An engaging part of this app is that you can add your friends to compare profiles. Everyone's profile indicates multiple patterns; for instance, everyone receives sections for "work and public life," "destiny," and "ideal relationship." However, the rest of the patterns are specifically chosen based on your information. My unique patterns included "restless or fearful" and "responsible and over-giving." Meanwhile, my "ideal relationship" pattern indicated that I prioritize someone who prioritizes me. All in all, The Pattern app indicated I'm apparently an insecure person when it comes to personal connections.
While that didn't make me very inclined to engage more with the app, reading the commonalities between myself and my friends genuinely kept me invested. By clicking on your friends' profiles, you'll receive a message that will specify the special connections or attributes you both share. For example, when I click on my friend Kelsey's profile, the app tells me, "Kelsey is pushing you to grow up. At times she's confrontational, but helpful, inspiring you to be the best you can be." After about 10 seconds, the message fades away to conclude what we "are somewhat similar, but mostly different."
Besides personal patterns, your profile highlights "your timing." In that section, you can look up a date to see what major life changes will likely occur during that period, along with the "phase" you might be going through and how long that cycle will last. For example, currently, my relationships are in a period of "expansion" that's predicted to last for another 38 days. When you click on a cycle, it gives an in-depth description. According to my profile, I currently have "multiple opportunities to meet long-term collaborators." The section also predicts future cycles. Apparently, I will be going through a "radical change" from May to March of 2021 (after I graduate! Eep!).
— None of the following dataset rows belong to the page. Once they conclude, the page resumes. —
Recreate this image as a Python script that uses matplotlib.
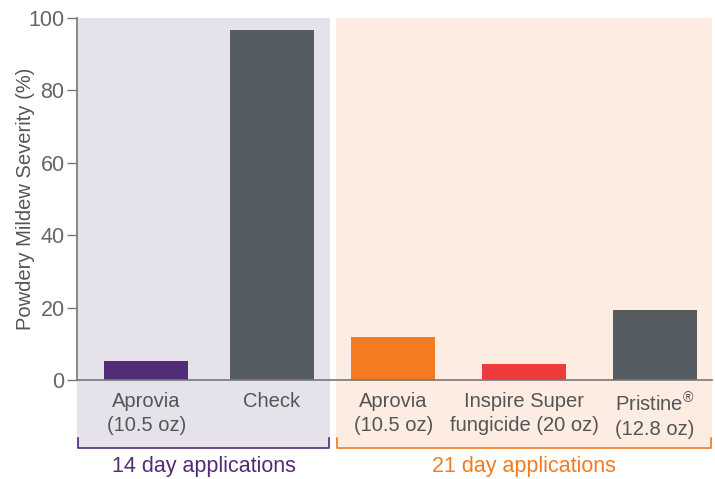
import matplotlib
matplotlib.use("Agg")
import matplotlib.pyplot as plt
from matplotlib.patches import Rectangle
from matplotlib.transforms import blended_transform_factory

plt.rcParams['font.family'] = ['Liberation Sans', 'DejaVu Sans']
plt.rcParams['mathtext.default'] = 'regular'

# data
labels = ["Aprovia\n(10.5 oz)", "Check", "Aprovia\n(10.5 oz)",
          "Inspire Super\nfungicide (20 oz)", "Pristine$^{®}$\n(12.8 oz)"]
severity = [5.2, 96.7, 11.9, 4.4, 19.3]
bar_colors = ["#522D77", "#555D63", "#F47B20", "#EF3B3D", "#555D63"]
groups = ["14 day applications", "21 day applications"]
group_colors = ["#522D77", "#F47B20"]
group_bg = ["#E6E2EB", "#FDECE1"]
yticks = [0, 20, 40, 60, 80, 100]

# layout (slot units)
pos = [0, 0.98, 1.93, 2.955, 3.975]
group_span = [(-0.54, 1.437), (1.483, 4.42)]

fig = plt.figure(figsize=(7.15, 4.79), dpi=100)
ax = fig.add_axes([0.1077, 0.2067, 0.888, 0.7557])
ax.set_xlim(-0.54, 4.42)
ax.set_ylim(0, 100)

tr = blended_transform_factory(ax.transData, ax.transAxes)
y_low = -0.188
for (x0, x1), bg, col, name in zip(group_span, group_bg, group_colors, groups):
    ax.add_patch(Rectangle((x0, y_low), x1 - x0, 1 - y_low, transform=tr,
                           facecolor=bg, edgecolor="none", clip_on=False, zorder=0))
    ax.plot([x0 + 0.005, x0 + 0.005, x1 - 0.005, x1 - 0.005],
            [y_low + 0.028, y_low, y_low, y_low + 0.028],
            transform=tr, color=col, lw=1.2, clip_on=False, zorder=2)
    ax.text((x0 + x1) / 2, y_low - 0.052, name, transform=tr, ha="center",
            va="center", color=col, fontsize=15.5)

ax.bar(pos, severity, width=0.656, color=bar_colors, zorder=3)

ax.set_xticks(pos, labels)
ax.tick_params(axis="x", length=0, pad=9, labelsize=14.5, colors="#555555")
for t in ax.get_xticklabels():
    t.set_linespacing(1.27)
ax.set_yticks(yticks)
ax.tick_params(axis="y", direction="out", length=7, width=1, color="#777777",
               labelsize=15.5, labelcolor="#666666", pad=2)
ax.set_ylabel("Powdery Mildew Severity (%)", fontsize=14.5, color="#555555")
ax.yaxis.set_label_coords(-0.066, 0.5)

for s in ["top", "right"]:
    ax.spines[s].set_visible(False)
for s in ["left", "bottom"]:
    ax.spines[s].set_color("#777777")
    ax.spines[s].set_linewidth(1.2)
    ax.spines[s].set_zorder(4)
ax.patch.set_visible(False)

fig.savefig("out.png", dpi=100)
plt.close(fig)
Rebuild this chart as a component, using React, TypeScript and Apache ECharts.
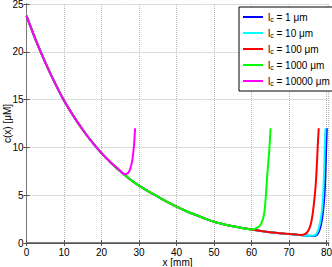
import React, { useEffect, useRef } from "react";
import * as echarts from "echarts";

const baseX = [0, 2.5, 5, 7.5, 10, 12.5, 15, 17.5, 20, 22.5, 25, 27.5, 30, 32.5, 35, 37.5, 40, 42.5, 45, 47.5, 50, 52.5, 55, 57.5, 60, 62.5, 65, 67.5, 70];
const baseY = [23.75, 21.2, 18.9, 16.8, 14.9, 13.3, 11.85, 10.55, 9.4, 8.4, 7.5, 6.7, 6.0, 5.4, 4.85, 4.3, 3.8, 3.35, 2.95, 2.58, 2.22, 1.97, 1.76, 1.58, 1.42, 1.26, 1.12, 1.01, 0.93];

const lcLabels = ["1", "10", "100", "1000", "10000"];
const colors = ["#0000ff", "#00ffff", "#ff0000", "#00ff00", "#ff00ff"];
const cutoffs = [70, 70, 70, 60, 22.5];

const blueTailX = [72, 74, 76.3, 77.3, 78.0, 78.6, 79.05, 79.4, 79.65, 79.87, 80.05];
const blueTailY = [0.87, 0.78, 0.74, 0.81, 1.25, 2.1, 3.3, 4.9, 6.9, 9.9, 12];
const cyanTailX = [72, 74, 76, 77.0, 77.7, 78.3, 78.75, 79.07, 79.3, 79.5, 79.7];
const cyanTailY = [0.87, 0.79, 0.76, 0.83, 1.3, 2.2, 3.4, 5.0, 7.0, 10.0, 12];
const redTailX = [72, 73.5, 74.8, 75.7, 76.3, 76.85, 77.2, 77.45, 77.65, 77.9];
const redTailY = [0.88, 0.84, 1.1, 1.85, 3.1, 5.0, 6.7, 8.6, 10.3, 12];
const greenTailX = [61, 62.3, 63.0, 63.4, 63.7, 64.0, 64.35, 64.7, 65.05];
const greenTailY = [1.5, 1.85, 2.5, 3.2, 4.4, 6.1, 8.0, 9.6, 12];
const magentaTailX = [24.2, 25.2, 26.2, 27.0, 27.5, 27.9, 28.2, 28.5, 28.7, 28.95];
const magentaTailY = [7.85, 7.45, 7.19, 7.3, 7.6, 8.1, 8.65, 9.6, 10.4, 12];

const tailsX = [blueTailX, cyanTailX, redTailX, greenTailX, magentaTailX];
const tailsY = [blueTailY, cyanTailY, redTailY, greenTailY, magentaTailY];

const xTicks = { min: 0, max: 80.5, interval: 10 };
const yTicks = { min: 0, max: 25, interval: 5 };

function buildSeries(i: number): number[][] {
  const pts: number[][] = [];
  baseX.forEach((x, k) => {
    if (x <= cutoffs[i]) pts.push([x, baseY[k]]);
  });
  tailsX[i].forEach((x, k) => pts.push([x, tailsY[i][k]]));
  return pts;
}

const FONT = "Liberation Sans, Arial, sans-serif";

export default function App() {
  const ref = useRef<HTMLDivElement>(null);
  useEffect(() => {
    if (!ref.current) return;
    const chart = echarts.init(ref.current, undefined, { renderer: "svg" });
    const names = lcLabels.map((v) => `lc = ${v} μm`);
    const option: any = {
      animation: false,
      backgroundColor: "#ffffff",
      grid: { left: 26.5, right: 3.5, top: 4, bottom: 24, containLabel: false, outerBoundsMode: "none" },
      legend: {
        orient: "vertical",
        left: 239,
        top: 7,
        padding: [4, 5, 4, 4],
        itemWidth: 20,
        itemHeight: 2,
        itemGap: 4,
        icon: "rect",
        borderColor: "#000",
        borderWidth: 1,
        backgroundColor: "#fff",
        data: names,
        formatter: (name: string) => {
          const v = lcLabels[names.indexOf(name)];
          return `{a|l}{s|c}{a| = ${v} μm}`;
        },
        textStyle: {
          fontFamily: FONT,
          color: "#000",
          rich: {
            a: { fontSize: 10, fontFamily: FONT, lineHeight: 12, color: "#000" },
            s: { fontSize: 7, fontFamily: FONT, lineHeight: 12, verticalAlign: "bottom", padding: [5, 0, 0, 0], color: "#000" },
          },
        },
      },
      xAxis: [
        {
          type: "value",
          ...xTicks,
          name: "x [mm]",
          nameLocation: "middle",
          nameGap: 14,
          nameMoveOverlap: false,
          nameTextStyle: { fontFamily: FONT, fontSize: 10, color: "#000" },
          axisLine: { show: true, lineStyle: { color: "#808080", width: 2 } },
          axisTick: { show: true, inside: true, length: 3, lineStyle: { color: "#555" } },
          axisLabel: { fontFamily: FONT, fontSize: 10, color: "#000", margin: 4 },
          splitLine: { show: true, lineStyle: { type: "dotted", color: "#b8b8b8", width: 1 } },
        },
        {
          type: "value",
          ...xTicks,
          position: "top",
          axisLine: { show: true, lineStyle: { color: "#555", width: 1 } },
          axisTick: { show: true, inside: true, length: 3, lineStyle: { color: "#555" } },
          axisLabel: { show: false },
          splitLine: { show: false },
        },
      ],
      yAxis: [
        {
          type: "value",
          ...yTicks,
          name: "c(x) [μM]",
          nameLocation: "middle",
          nameGap: 14,
          nameMoveOverlap: false,
          nameTextStyle: { fontFamily: FONT, fontSize: 10, color: "#000" },
          axisLine: { show: true, lineStyle: { color: "#222", width: 1 } },
          axisTick: { show: true, inside: true, length: 3, lineStyle: { color: "#555" } },
          axisLabel: { fontFamily: FONT, fontSize: 10, color: "#000", margin: 3 },
          splitLine: { show: true, lineStyle: { type: "dotted", color: "#b8b8b8", width: 1 } },
        },
        {
          type: "value",
          ...yTicks,
          position: "right",
          axisLine: { show: true, lineStyle: { color: "#777", width: 1 } },
          axisTick: { show: true, inside: true, length: 3, lineStyle: { color: "#555" } },
          axisLabel: { show: false },
          splitLine: { show: false },
        },
      ],
      series: names.map((name, i) => ({
        name,
        type: "line",
        data: buildSeries(i),
        showSymbol: false,
        symbol: "none",
        smooth: 0.3,
        lineStyle: { color: colors[i], width: 2 },
        itemStyle: { color: colors[i] },
        z: 2 + i,
      })),
    };
    chart.setOption(option);
    return () => chart.dispose();
  }, []);
  return <div ref={ref} style={{ width: 332, height: 267, position: "absolute", left: 0, top: 0 }} />;
}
The bottom bar allows you to easily navigate between your patterns, your friends' patterns, romantic connections, and "the world's patterns." In the latter, the app expands on current patterns that humanity as a whole is experiencing. So, for the next three months, we're all supposed to "surrender," "let go of our egos," and determine "what is meaningful to you?"
Honestly, I do not care much about the world pattern and timing sections, but the personal profiles are fascinating. They create the opportunity to reflect on your everyday behavioral and even emotional patterns that you may typically ignore.
In my opinion, the profiles are insanely in-depth. While mine didn't necessarily make me feel great, I can't say it wasn't accurate. And frankly, even if this app is more bullsh*t than real astrological science, it's still a fun way to indulge in your more narcissistic tendencies. It can also be a helpful tool to dissect your everyday, less-than-healthy habits that may go unnoticed otherwise. There's even a journal on the app that will highlight sections that are important to you, like reminders of your goals and what you need to work on (like, for instance, being an emotionally insecure person, but enough about me)!
While I won't be using the app all the time, I will be forcing all my friends to download it, because it's more telling than Google and makes it easy to rampantly speculate about their every personality trait and compare it to my own. Even if it is bulls*it, it's fun.